Gnosticism that ignores the flesh and pursues the life of the mind exclusively is the particular danger of the student. The high school National Honor Society emblem is a lamp burning the proverbial “midnight oil,” but no student should sacrifice his eyesight to have read one more book. Qoholeth reminds us in Ecclesiastes that, “Of the making of books there is no end, and much study is wearying to the body.” As my graduate studies resume, Brazilian jujitsu (BJJ) reminds me that I am more than a student; as a human, I must steward my own embodied nature.

Brazilian jujitsu encapsulates this tension between mind and body well. All martial arts are physical, but BJJ combines physical prowess and stamina with mental agility. Where other martial arts maintain a lengthy tradition, and mastering the art involves mental comprehension of an abstract past, BJJ is located in the immediate present. There is no room for thinking about how the technique was done by another person in another time: right now your opponent is circling around to find the weak spot in your defense. Rather than abstracting toward a past tradition, BJJ draws both mind and body to focus on the concrete present. Tapping out one’s opponent involves as much mental insight as physicality. In On Rhetoric, Aristotle defines rhetoric as the ability to perceive “all available means of persuasion” in a topic; BJJ asks the grappler to consider all available means of escape or attack from a given position, effectively combining body and soul in the pursuit of life (or sport, given the tournament context).

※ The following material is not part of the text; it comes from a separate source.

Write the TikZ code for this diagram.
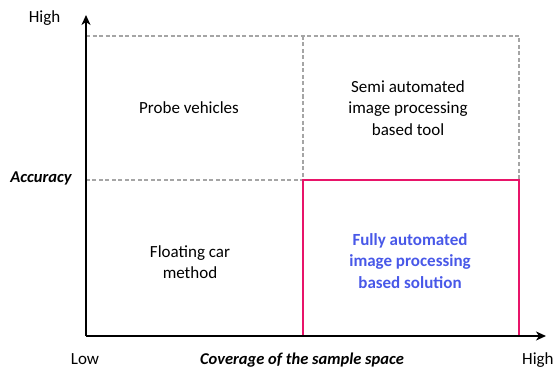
\documentclass[tikz,border=0pt]{standalone}
\usepackage{fontspec}
\setmainfont{Carlito}
\usetikzlibrary{arrows.meta}
\definecolor{pinkline}{RGB}{232,20,105}
\definecolor{bluetxt}{RGB}{72,88,232}
\definecolor{dashgray}{RGB}{165,165,165}
\begin{document}
\begin{tikzpicture}[x=1pt,y=-1pt,
  axis/.style={line width=2.4pt,-{Stealth[length=10pt,width=9pt,inset=3pt]}},
  grid/.style={draw=dashgray,line width=1.1pt,dash pattern=on 4pt off 2.5pt},
  quad/.style={font=\fontsize{17}{21.5}\selectfont,align=center,text=black},
  lbl/.style={font=\fontsize{17}{20}\selectfont,text=black},
  title/.style={font=\fontsize{16.5}{20}\selectfont\bfseries\itshape,text=black}]
\useasboundingbox (0,0) rectangle (557,369);
% coordinates
\coordinate (O) at (86,336);
\coordinate (Ytip) at (86,15);
\coordinate (Xtip) at (546,336);
\coordinate (TL) at (86,36);
\coordinate (TM) at (303,36);
\coordinate (TR) at (519,36);
\coordinate (ML) at (86,180);
\coordinate (MM) at (303,180);
\coordinate (MR) at (519,180);
\coordinate (BM) at (303,336);
\coordinate (BR) at (519,336);
% dashed grid
\draw[grid] (TL) -- (TR) -- (MR);
\draw[grid] (TM) -- (MM) -- (ML);
% highlighted quadrant
\draw[pinkline,line width=2.6pt] (MM) rectangle (BR);
% axes
\draw[axis] (O) -- (Ytip);
\draw[axis] (O) -- (Xtip);
% labels
\node[lbl] (yhigh) at (44.5,18) {High};
\node[title] (yacc) at (41,178) {Accuracy};
\node[lbl,anchor=base,inner sep=0pt] (xlow) at (85,364.5) {Low};
\node[title,anchor=base,inner sep=0pt] (xcov) at (302,364) {Coverage of the sample space};
\node[lbl,anchor=base west,inner sep=0pt] (xhigh) at (522,364.5) {High};
% quadrant texts
\node[quad] (q1) at (189,108) {Probe vehicles};
\node[quad] (q2) at (408,108) {Semi automated\\image processing\\based tool};
\node[quad] (q3) at (190,262) {Floating car\\method};
\node[quad,text=bluetxt,font=\fontsize{17}{21.5}\selectfont\bfseries] (q4) at (410,261) {Fully automated\\image processing\\based solution};
\end{tikzpicture}
\end{document}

After 14 years of academic education exploring history, theology, philosophy and literature, it is a joy to return to the challenge of grappling, to face an opponent and know that mind and body must work in tandem to avoid being choked, joint locked or mounted. Such training reminds me that I am more than a mind, that life is more than seminar papers and that as a creature in God’s world I am made to flourish. Such flourishing happens “body and soul,” and Brazilian jujitsu is its own foreshadowing of that day when the body is resurrected in glorious perfection. Until then, I’ll settle for a bit more stamina and breath, and hope my partner does not outweigh me.